Ethically, you should not grab prices because the vendor should have the ability to change prices without worrying about being accused of a bait/switch by people coming from your site.
Have you taken the high road, explaining the site to them and saying you'd love to include them in your list of vendors? Maybe they will love the idea and actually expose the data in a way that is easy for you to consume and less resource-intensive for them to produce.
There are no laws written directly about robots.txt because netiquette is generally followed. Don't be one of the "bad guys."
Some people filter robots because they use URL links to perform "actions" like adding things to carts, and robots leave them with massive numbers of abandoned shopping carts in their database.
Some people filter robots because they have exclusive prices that they can't advertise openly based on agreements with their vendors. You could be putting them in a bad position by exposing those prices on your site.
In this economy, if a company doesn't want to do everything possible to advertise themselves, it's their own fault that you don't include them.
The other use of robots.txt is to help protect web spiders from themselves. It's relatively easy for a web spider to get mired in an infinitely deep forest of links, and a properly constructed robots.txt file will tell the spider that "you don't need to go here".
Many people have tried to build businesses off building "price comparison" engines that scraped major sites.
Once you start getting any sort of traffic/revenue to speak of, you will receive a cease and desist. It's happened to dozens, if not hundreds of projects. I even worked on a small project that received a C&D from Craigslist.
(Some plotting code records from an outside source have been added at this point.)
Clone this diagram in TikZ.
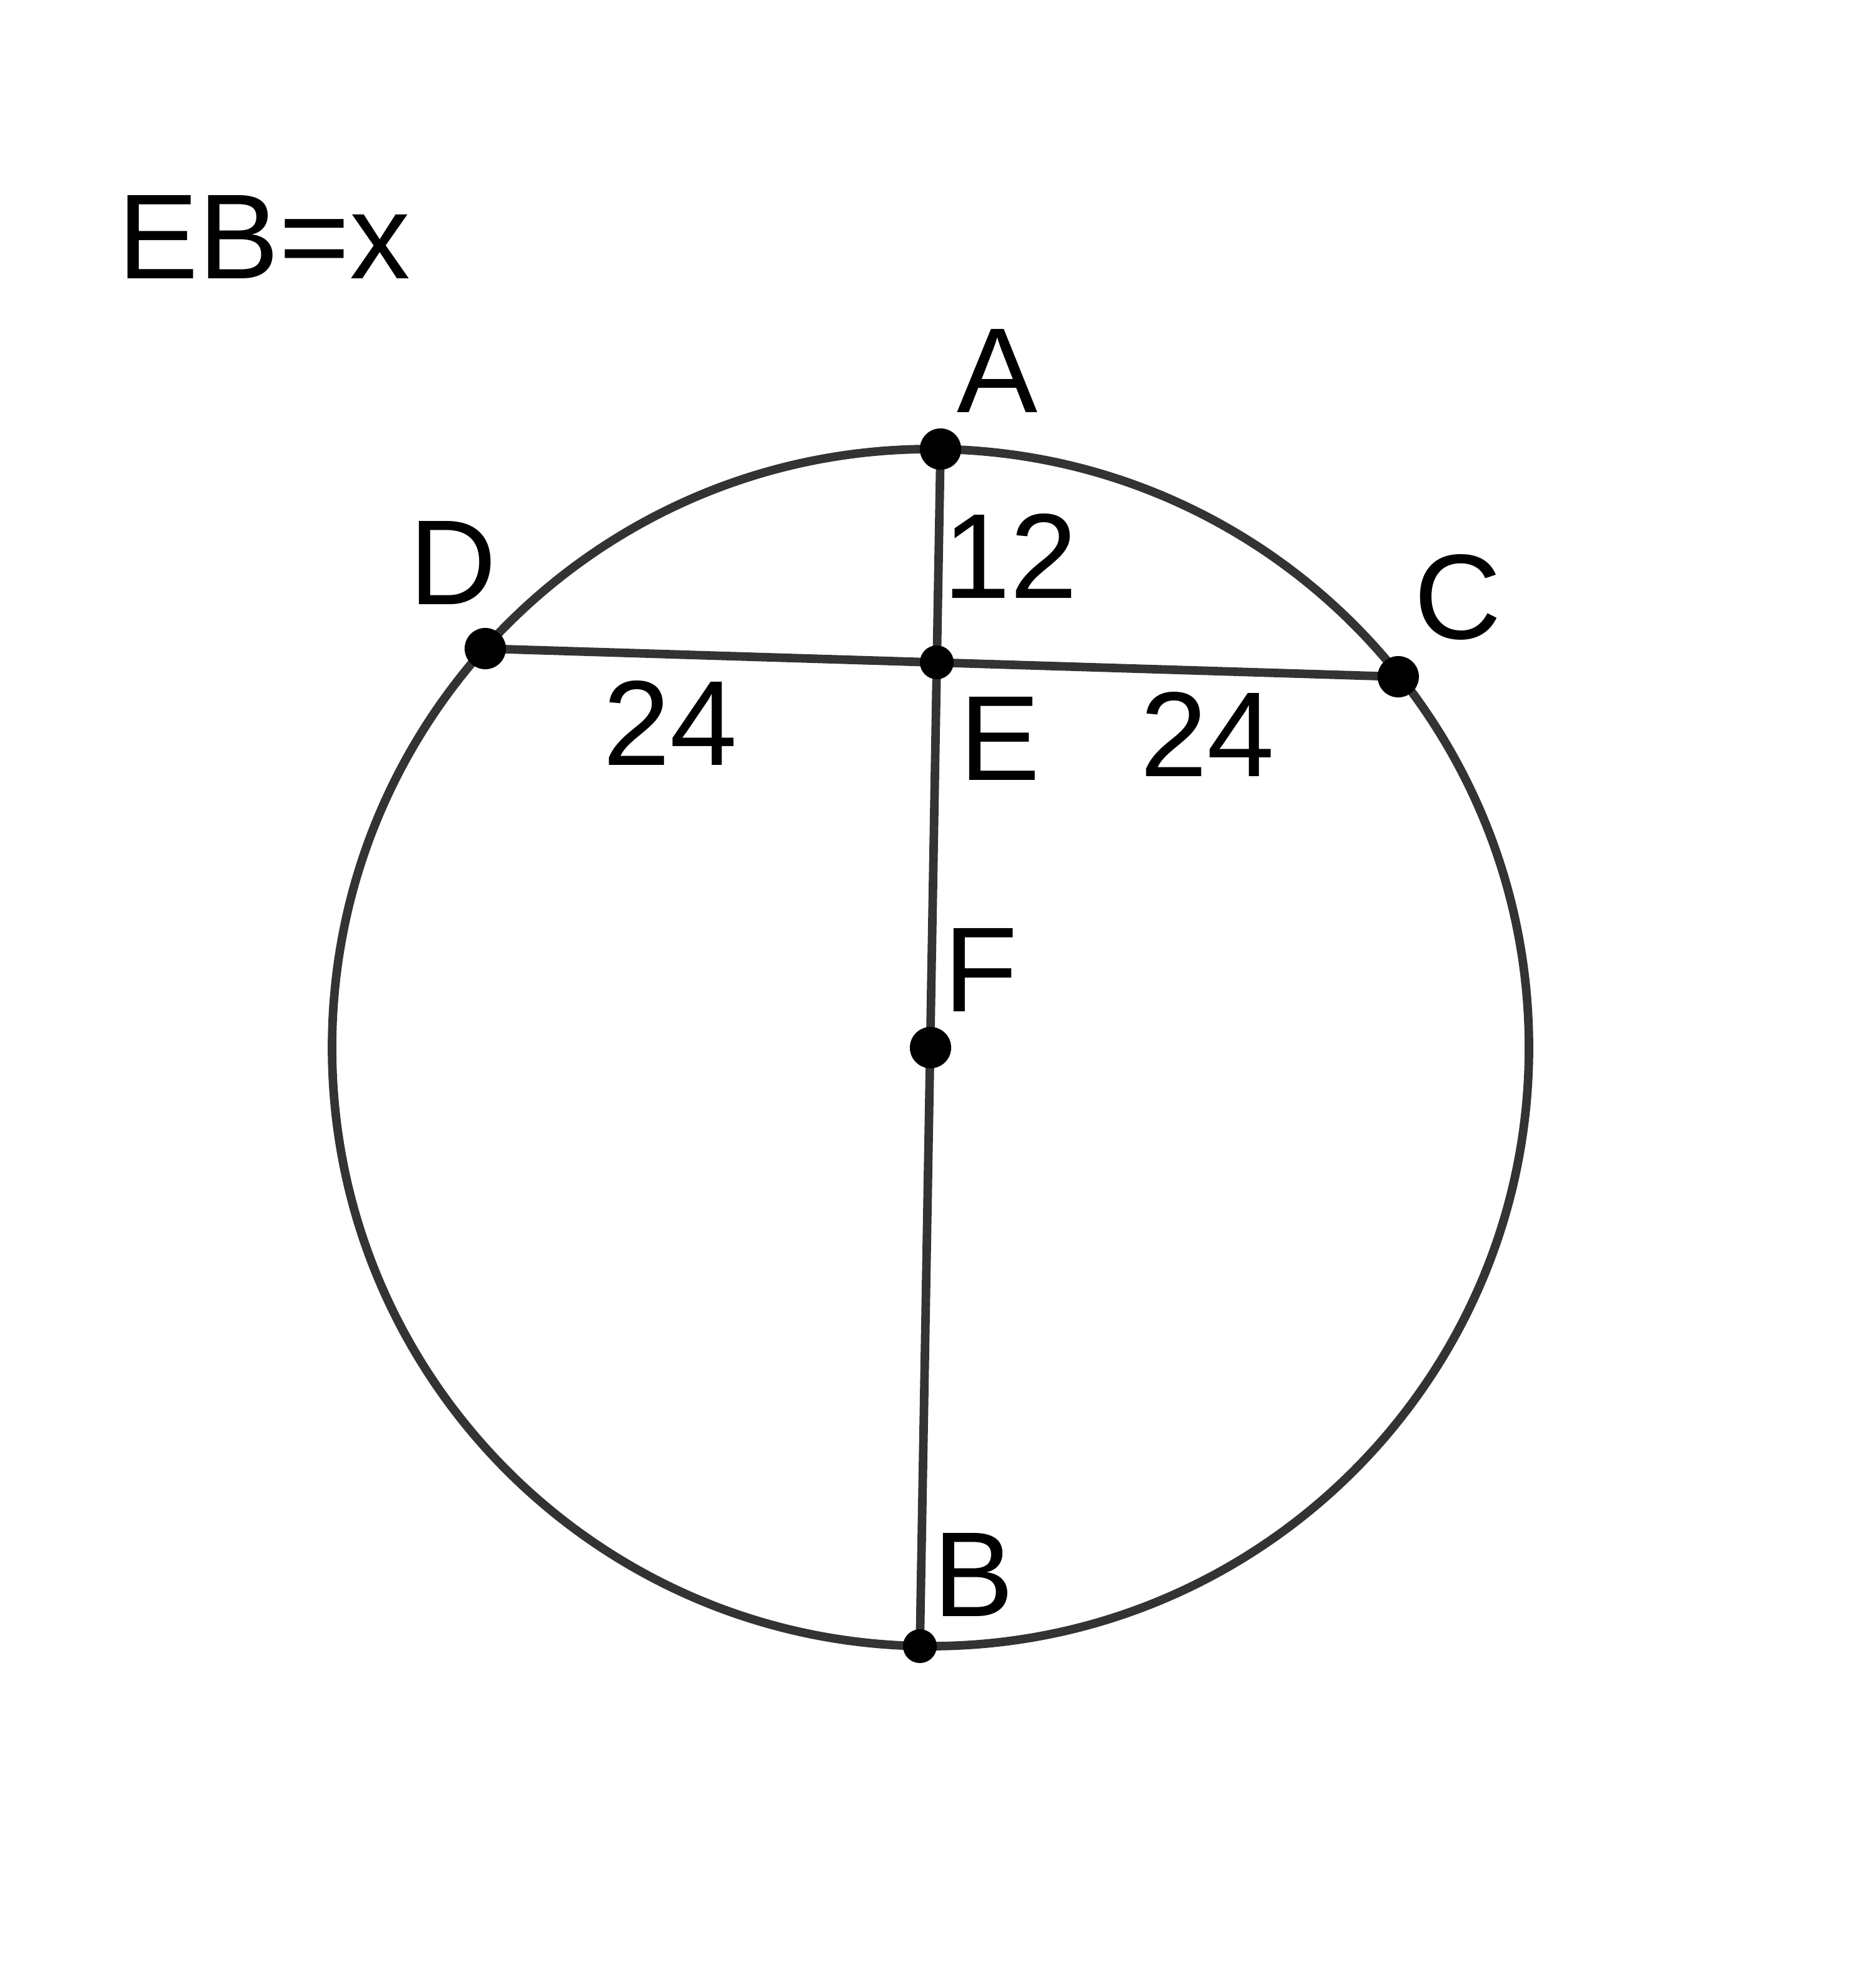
\documentclass[tikz,border=0pt]{standalone}
\usepackage{fontspec}
\setmainfont{Liberation Sans}
\definecolor{linegray}{HTML}{333333}
\begin{document}
\begin{tikzpicture}[x=0.01cm,y=-0.01cm,
  geo/.style={draw=linegray,line width=3.9pt},
  bigdot/.style={circle,fill=black,inner sep=0pt,minimum size=0.66cm},
  smalldot/.style={circle,fill=black,inner sep=0pt,minimum size=0.54cm},
  lbl/.style={anchor=base,inner sep=0pt,font=\fontsize{55}{60}\selectfont}]
\useasboundingbox (0,0) rectangle (3000,3169);
\coordinate (Fc) at (1488,1675);
\coordinate (Ac) at (1504,718);
\coordinate (Bc) at (1471,2632);
\coordinate (Dc) at (776,1037);
\coordinate (Cc) at (2236,1082);
\coordinate (Ec) at (1498,1059);
\draw[geo] (Fc) circle (957);
\draw[geo] (Ac) -- (Bc);
\draw[geo] (Dc) -- (Cc);
\node[bigdot] (A) at (Ac) {};
\node[smalldot] (B) at (Bc) {};
\node[bigdot] (D) at (Dc) {};
\node[bigdot] (C) at (Cc) {};
\node[smalldot] (E) at (Ec) {};
\node[bigdot] (F) at (Fc) {};
\node[lbl] (title) at (422,445) {EB=x};
\node[lbl] (lA) at (1595,659) {A};
\node[lbl] (lD) at (724,966) {D};
\node[lbl] (lC) at (2331,1021) {C};
\node[lbl] (lE) at (1599,1247) {E};
\node[lbl] (lF) at (1569,1617) {F};
\node[lbl] (lB) at (1557,2584) {B};
\node[lbl] (l12) at (1616,956) {12};
\node[lbl] (l24a) at (1072,1223) {24};
\node[lbl] (l24b) at (1931,1241) {24};
\end{tikzpicture}
\end{document}
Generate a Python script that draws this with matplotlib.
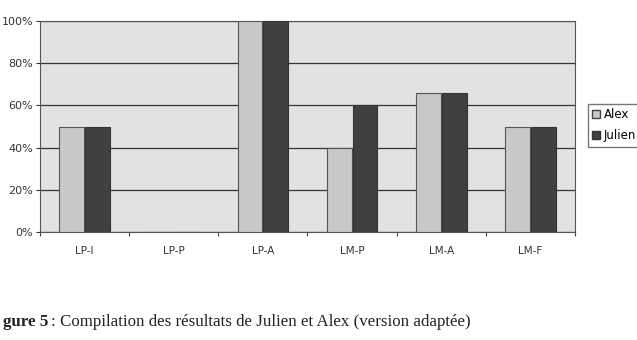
import numpy as np
import matplotlib.pyplot as plt
from matplotlib.patches import Patch
from matplotlib.ticker import FuncFormatter

categories = ['LP-I', 'LP-P', 'LP-A', 'LM-P', 'LM-A', 'LM-F']
alex = [50, 0, 100, 40, 66, 50]
julien = [50, 0, 100, 60, 66, 50]

fig = plt.figure(figsize=(6.37, 3.40), dpi=100)
ax = fig.add_axes([40/637, 108/340, 535/637, 211/340])
ax.set_facecolor('#e2e2e2')

x = np.arange(len(categories))
w = 0.28
ax.bar(x - 0.145, alex, w, color='#c8c8c8', edgecolor='#555555', linewidth=0.8, zorder=3)
ax.bar(x + 0.145, julien, w, color='#404040', edgecolor='#333333', linewidth=0.8, zorder=3)

ax.set_xlim(-0.5, len(categories) - 0.5)
ax.set_ylim(0, 100)
ax.set_yticks([0, 20, 40, 60, 80, 100])
ax.yaxis.set_major_formatter(FuncFormatter(lambda v, p: '%d%%' % v))
ax.set_xticks(np.arange(-0.5, len(categories), 1.0))
ax.set_xticklabels([])
ax.set_xticks(x, minor=True)
ax.set_xticklabels(categories, minor=True)
ax.tick_params(axis='x', which='minor', length=0, labelsize=7.5, colors='#333333', pad=10)
ax.tick_params(axis='x', which='major', length=3, color='#444444')
ax.tick_params(axis='y', length=3, labelsize=8, colors='#333333', pad=2)
ax.yaxis.grid(True, color='#333333', linewidth=0.9, zorder=1)
for s in ax.spines.values():
    s.set_color('#555555')
    s.set_linewidth(0.8)

handles = [Patch(facecolor='#c8c8c8', edgecolor='#444444', label='Alex'),
           Patch(facecolor='#404040', edgecolor='#333333', label='Julien')]
fig.legend(handles=handles, loc='upper left', bbox_to_anchor=(588/637, 1 - 104/340),
           fontsize=8.5, frameon=True, fancybox=False, edgecolor='#555555',
           handlelength=0.7, handleheight=0.7, handletextpad=0.3,
           borderpad=0.35, labelspacing=0.7, borderaxespad=0)

# caption is cropped on the left in the source scan
fig.text(48/637, 1 - 322/340, 'gure 5', fontfamily='Liberation Serif', fontweight='bold',
         fontsize=12.2, va='center', ha='right', color='#222222')
fig.text(51/637, 1 - 322/340, ': Compilation des résultats de Julien et Alex (version adaptée)',
         fontfamily='Liberation Serif', fontsize=12.2, va='center', color='#222222')

fig.savefig('out.png', dpi=100)
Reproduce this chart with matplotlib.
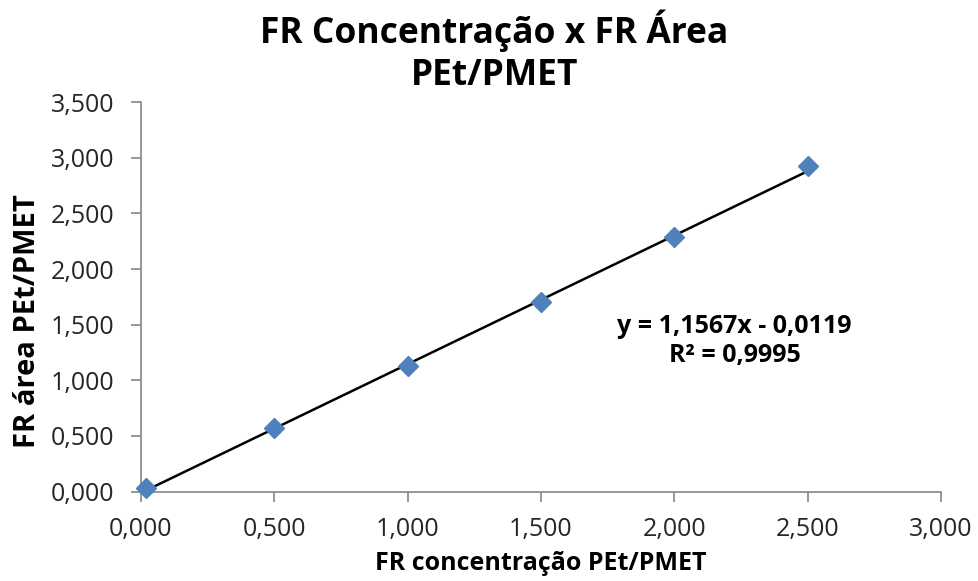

You know how they say "It's easier to ask forgiveness than it is to get permission"? It doesn't hold true with page scraping. Get permission, or you will be hearing from their lawyers.
If you're lucky, it'll be early on, when you've got nothing to lose. If it's late, you may lose your business and all your work overnight, with a single letter.
Getting permission shouldn't be hard. Unless you're doing something sneaky, you're likely going to drive them additional traffic. Hell, once your product takes off, sites may be begging you, or even paying you to add their data.
One reason we allow robots to dig through the web without complaint is that we have a way to stop them if we want to. Protects both sides.
Remember the uproar when Cuil's robots were accused of going over-the-top, apparently acting like a DoS attack in some cases and using up bandwidth allowances of some small sites?
If too many people violate robots.txt we might get something worse.
"No" means "no".
To answer the narrow question, for the price comparison website you're probably best grabbing the price in real time, rather then scrapping the database in advance. Hard to imagine that being a problem.
An interesting IRL version of story involving The Harvard Coop:
Coop Calls Cops On ISBN Copiers.
Short answer: No.
On the narrow issue: If a seller says that their prices are secret, I think you have to respect that. I'd contact them and ask if they really don't want price comparison engines like yours to include them, or if the "no trespassing" sign is for technical reasons. If the latter, perhaps they'll provide you with an alternative. If the former, then I'd say too bad, they don't get included, they lose some business, and it's their problem.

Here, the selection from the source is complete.